For prospective new project applicants, the practical implication of the June 1 publication is that the next eight weeks are the working window for project design, partnership confirmation, budget development, and coordinated entry data analysis. Applicants who begin the technical work in mid-June will have time for an internal review cycle before submission. Applicants who begin in late July will be in deadline-pressure mode through the submission cycle.
The field's operating posture for the next six months
The June 1 publication does not resolve every uncertainty that field leaders have been carrying. It does not, by itself, answer questions about how the awarding-stage political review changes proposed in the May 29 OMB rewrite of 2 CFR Part 200 will affect FY 2026 CoC awards specifically. It does not answer questions about how the §200.220 covered-foreign-countries collaboration restrictions might affect partnerships with international refugee resettlement organizations. It does not answer questions about how the §200.421 advertising and public relations restrictions might affect community awareness and outreach budgets within CoC-funded programs.

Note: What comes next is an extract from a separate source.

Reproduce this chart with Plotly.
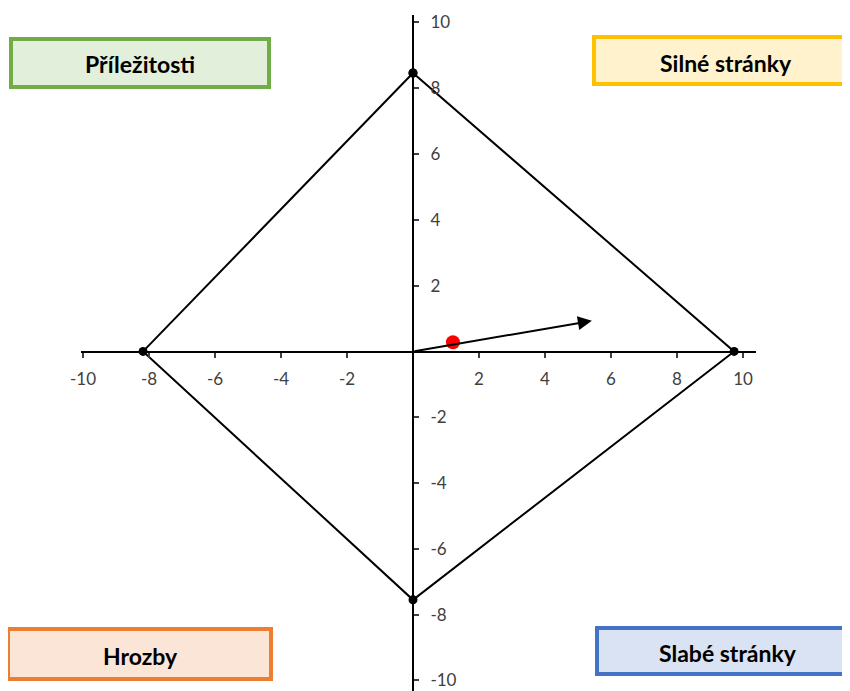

But it does what the field most needed it to do as of June 1: it establishes that the FY 2026 competition is opening, that the FY 2025 renewal pool for the larger half of the annual renewal universe is being committed, and that the administrative framework that will govern both — through the CPD 26-03 registration notice and the CPD 26-04 UFA notice — is in place. The providers who use the operational clarity in the June 1 publication to lock down their Q3 and Q4 renewal logistics, finalize their FY 2026 application strategy, and absorb the registration and UFA framework changes will be entering 2027 with their service delivery intact. The providers who wait for more clarity before acting will find that the documents already published are the clarity, and that the operational runway between June and December is shorter than it looks.